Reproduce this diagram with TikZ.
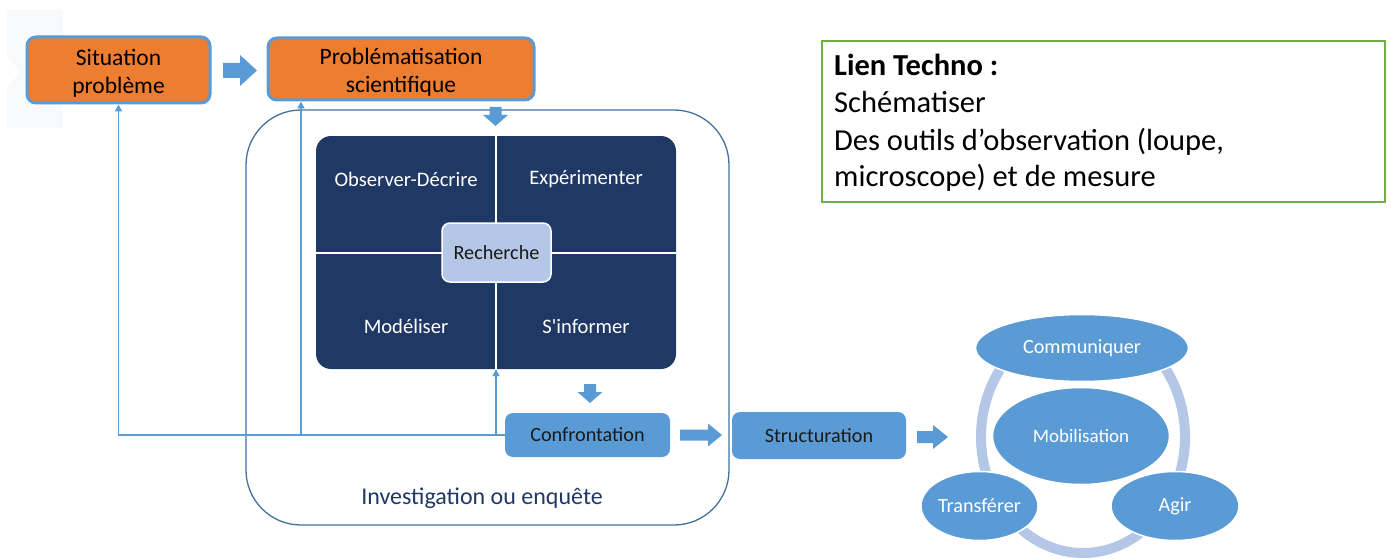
\documentclass[tikz,border=0pt]{standalone}
\usepackage{fontspec}
\setmainfont{Carlito}
\newfontfamily\plaincarlito{Carlito}[Ligatures=TeXOff]
\usetikzlibrary{shapes.geometric,arrows.meta}
\definecolor{orng}{HTML}{ED7D31}
\definecolor{accblue}{HTML}{5B9BD5}
\definecolor{navy}{HTML}{203864}
\definecolor{pale}{HTML}{B4C7E7}
\definecolor{framec}{HTML}{41719C}
\definecolor{grn}{HTML}{70AD47}
\definecolor{dtext}{HTML}{1A1A1A}
\definecolor{ghost}{HTML}{F8F9FB}
\tikzset{
  topbox/.style={draw=accblue, line width=3pt, fill=orng, rounded corners=9pt, inner sep=0pt},
  toptext/.style={align=center, font=\fontsize{23.5}{28}\selectfont, text=black, inner sep=0pt},
  bluebox/.style={fill=accblue, rounded corners=8pt, align=center, inner sep=0pt,
    font=\fontsize{20.2}{24}\selectfont, text=dtext},
  quad/.style={text=white, font=\fontsize{20.6}{24}\selectfont},
  oval/.style={ellipse, fill=accblue, draw=white, line width=1.5pt, inner sep=0pt,
    text=white, font=\fontsize{20.2}{24}\selectfont},
  fb/.style={draw=accblue, line width=1.7pt, -{Triangle[width=7pt,length=7pt]}},
  chunky/.style={fill=accblue, draw=none},
  lientext/.style={anchor=base west, inner sep=0pt, font=\fontsize{30.5}{37}\selectfont, text=black},
}
\begin{document}
\begin{tikzpicture}[x=1pt,y=-1pt]
\useasboundingbox (0,0) rectangle (1391,559);

% faint background shape
\fill[ghost] (7,10) -- (63,10) -- (63,128) -- (7,128) -- (7,88) -- (20,72) -- (7,55) -- cycle;

% top boxes
\node[topbox, minimum width=183pt, minimum height=66pt] (sit) at (118.5,70) {};
\node[toptext] (sittxt) at (118.5,73) {Situation\\problème};
\node[topbox, minimum width=266pt, minimum height=62pt] (prob) at (401,69) {};
\node[toptext] (probtxt) at (401,72) {Problématisation\\scientifique};

% investigation frame
\node[draw=framec, line width=1.3pt, rounded corners=55pt, minimum width=483pt, minimum height=415pt, inner sep=0pt] (inv) at (487.5,317.5) {};
\node[text=navy, font=\fontsize{24}{28}\selectfont] (invlab) at (482,498) {Investigation ou enquête};

% navy research block
\node[fill=navy, rounded corners=15pt, minimum width=360pt, minimum height=233pt, inner sep=0pt] (navyb) at (496,252.5) {};
\draw[white, line width=2pt] (navyb.north) -- (navyb.south);
\draw[white, line width=2pt] (navyb.west) -- (navyb.east);
\node[quad] (obs) at (406,179) {Observer-Décrire};
\node[quad] (exp) at (586,179) {Expérimenter};
\node[quad] (mod) at (406,326) {Modéliser};
\node[quad] (sinf) at (586,326) {S{\plaincarlito '}informer};
\node[fill=pale, draw=white, line width=1.5pt, rounded corners=8pt, minimum width=109pt, minimum height=59pt, inner sep=0pt,
  font=\fontsize{20.2}{24}\selectfont, text=dtext] (rech) at (496.5,252.5) {Recherche};

% confrontation / structuration
\node[bluebox, minimum width=165pt, minimum height=44pt] (conf) at (587.5,435) {Confrontation};
\node[bluebox, minimum width=174pt, minimum height=47pt] (struc) at (819,435.5) {Structuration};

% feedback lines
\coordinate (j1) at (301,435);
\coordinate (j2) at (496,435);
\draw[fb] (conf.west) -| (sit.south);
\draw[fb] (j1) -- (j1 |- prob.south);
\draw[fb] (j2) -- (navyb.south);

% chunky arrows
\fill[chunky] (223,63) -- (240,63) -- (240,55) -- (257,70.5) -- (240,86) -- (240,78) -- (223,78) -- cycle;
\fill[chunky] (489.5,107) -- (501.5,107) -- (501.5,115) -- (508,115) -- (495.5,126) -- (483,115) -- (489.5,115) -- cycle;
\fill[chunky] (584,384) -- (596,384) -- (596,392) -- (602.5,392) -- (590,403) -- (577.5,392) -- (584,392) -- cycle;
\fill[chunky] (680,429.5) -- (708,429.5) -- (708,423.5) -- (722,435) -- (708,446.5) -- (708,440.5) -- (680,440.5) -- cycle;
\fill[chunky] (917,431) -- (933,431) -- (933,425) -- (948,437) -- (933,449) -- (933,443) -- (917,443) -- cycle;

% cycle
\draw[pale, line width=10pt] (1083,437) ellipse [x radius=102pt, y radius=116pt];
\node[oval, minimum width=213pt, minimum height=67pt] (comm) at (1082,348) {Communiquer};
\node[oval, minimum width=177pt, minimum height=97pt, font=\fontsize{19}{22}\selectfont] (mob) at (1081,436) {Mobilisation};
\node[oval, minimum width=111pt, minimum height=69pt] (transf) at (979.5,506) {Transférer};
\node[oval, minimum width=128pt, minimum height=69pt] (agir) at (1175,506) {Agir};

% lien techno
\node[draw=grn, line width=2pt, minimum width=563pt, minimum height=161pt, inner sep=0pt, anchor=north west] (lien) at (821,40) {};
\node[lientext] (l1) at (834,76) {\textbf{Lien Techno :}};
\node[lientext] (l2) at (834,113) {Schématiser};
\node[lientext] (l3) at (834,150) {Des outils d’observation (loupe,};
\node[lientext] (l4) at (834,186) {microscope) et de mesure};
\end{tikzpicture}
\end{document}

════

▸ TASK PROMPT:
Restate the data above word for word. Skip every picture.

▸ SOLUTION TO THE EXERCISE:
Reproduce this diagram with TikZ.
\documentclass[tikz,border=0pt]{standalone}
\usepackage{fontspec}
\setmainfont{Carlito}
\newfontfamily\plaincarlito{Carlito}[Ligatures=TeXOff]
\usetikzlibrary{shapes.geometric,arrows.meta}
\definecolor{orng}{HTML}{ED7D31}
\definecolor{accblue}{HTML}{5B9BD5}
\definecolor{navy}{HTML}{203864}
\definecolor{pale}{HTML}{B4C7E7}
\definecolor{framec}{HTML}{41719C}
\definecolor{grn}{HTML}{70AD47}
\definecolor{dtext}{HTML}{1A1A1A}
\definecolor{ghost}{HTML}{F8F9FB}
\tikzset{
  topbox/.style={draw=accblue, line width=3pt, fill=orng, rounded corners=9pt, inner sep=0pt},
  toptext/.style={align=center, font=\fontsize{23.5}{28}\selectfont, text=black, inner sep=0pt},
  bluebox/.style={fill=accblue, rounded corners=8pt, align=center, inner sep=0pt,
    font=\fontsize{20.2}{24}\selectfont, text=dtext},
  quad/.style={text=white, font=\fontsize{20.6}{24}\selectfont},
  oval/.style={ellipse, fill=accblue, draw=white, line width=1.5pt, inner sep=0pt,
    text=white, font=\fontsize{20.2}{24}\selectfont},
  fb/.style={draw=accblue, line width=1.7pt, -{Triangle[width=7pt,length=7pt]}},
  chunky/.style={fill=accblue, draw=none},
  lientext/.style={anchor=base west, inner sep=0pt, font=\fontsize{30.5}{37}\selectfont, text=black},
}
\begin{document}
\begin{tikzpicture}[x=1pt,y=-1pt]
\useasboundingbox (0,0) rectangle (1391,559);

% faint background shape
\fill[ghost] (7,10) -- (63,10) -- (63,128) -- (7,128) -- (7,88) -- (20,72) -- (7,55) -- cycle;

% top boxes
\node[topbox, minimum width=183pt, minimum height=66pt] (sit) at (118.5,70) {};
\node[toptext] (sittxt) at (118.5,73) {Situation\\problème};
\node[topbox, minimum width=266pt, minimum height=62pt] (prob) at (401,69) {};
\node[toptext] (probtxt) at (401,72) {Problématisation\\scientifique};

% investigation frame
\node[draw=framec, line width=1.3pt, rounded corners=55pt, minimum width=483pt, minimum height=415pt, inner sep=0pt] (inv) at (487.5,317.5) {};
\node[text=navy, font=\fontsize{24}{28}\selectfont] (invlab) at (482,498) {Investigation ou enquête};

% navy research block
\node[fill=navy, rounded corners=15pt, minimum width=360pt, minimum height=233pt, inner sep=0pt] (navyb) at (496,252.5) {};
\draw[white, line width=2pt] (navyb.north) -- (navyb.south);
\draw[white, line width=2pt] (navyb.west) -- (navyb.east);
\node[quad] (obs) at (406,179) {Observer-Décrire};
\node[quad] (exp) at (586,179) {Expérimenter};
\node[quad] (mod) at (406,326) {Modéliser};
\node[quad] (sinf) at (586,326) {S{\plaincarlito '}informer};
\node[fill=pale, draw=white, line width=1.5pt, rounded corners=8pt, minimum width=109pt, minimum height=59pt, inner sep=0pt,
  font=\fontsize{20.2}{24}\selectfont, text=dtext] (rech) at (496.5,252.5) {Recherche};

% confrontation / structuration
\node[bluebox, minimum width=165pt, minimum height=44pt] (conf) at (587.5,435) {Confrontation};
\node[bluebox, minimum width=174pt, minimum height=47pt] (struc) at (819,435.5) {Structuration};

% feedback lines
\coordinate (j1) at (301,435);
\coordinate (j2) at (496,435);
\draw[fb] (conf.west) -| (sit.south);
\draw[fb] (j1) -- (j1 |- prob.south);
\draw[fb] (j2) -- (navyb.south);

% chunky arrows
\fill[chunky] (223,63) -- (240,63) -- (240,55) -- (257,70.5) -- (240,86) -- (240,78) -- (223,78) -- cycle;
\fill[chunky] (489.5,107) -- (501.5,107) -- (501.5,115) -- (508,115) -- (495.5,126) -- (483,115) -- (489.5,115) -- cycle;
\fill[chunky] (584,384) -- (596,384) -- (596,392) -- (602.5,392) -- (590,403) -- (577.5,392) -- (584,392) -- cycle;
\fill[chunky] (680,429.5) -- (708,429.5) -- (708,423.5) -- (722,435) -- (708,446.5) -- (708,440.5) -- (680,440.5) -- cycle;
\fill[chunky] (917,431) -- (933,431) -- (933,425) -- (948,437) -- (933,449) -- (933,443) -- (917,443) -- cycle;

% cycle
\draw[pale, line width=10pt] (1083,437) ellipse [x radius=102pt, y radius=116pt];
\node[oval, minimum width=213pt, minimum height=67pt] (comm) at (1082,348) {Communiquer};
\node[oval, minimum width=177pt, minimum height=97pt, font=\fontsize{19}{22}\selectfont] (mob) at (1081,436) {Mobilisation};
\node[oval, minimum width=111pt, minimum height=69pt] (transf) at (979.5,506) {Transférer};
\node[oval, minimum width=128pt, minimum height=69pt] (agir) at (1175,506) {Agir};

% lien techno
\node[draw=grn, line width=2pt, minimum width=563pt, minimum height=161pt, inner sep=0pt, anchor=north west] (lien) at (821,40) {};
\node[lientext] (l1) at (834,76) {\textbf{Lien Techno :}};
\node[lientext] (l2) at (834,113) {Schématiser};
\node[lientext] (l3) at (834,150) {Des outils d’observation (loupe,};
\node[lientext] (l4) at (834,186) {microscope) et de mesure};
\end{tikzpicture}
\end{document}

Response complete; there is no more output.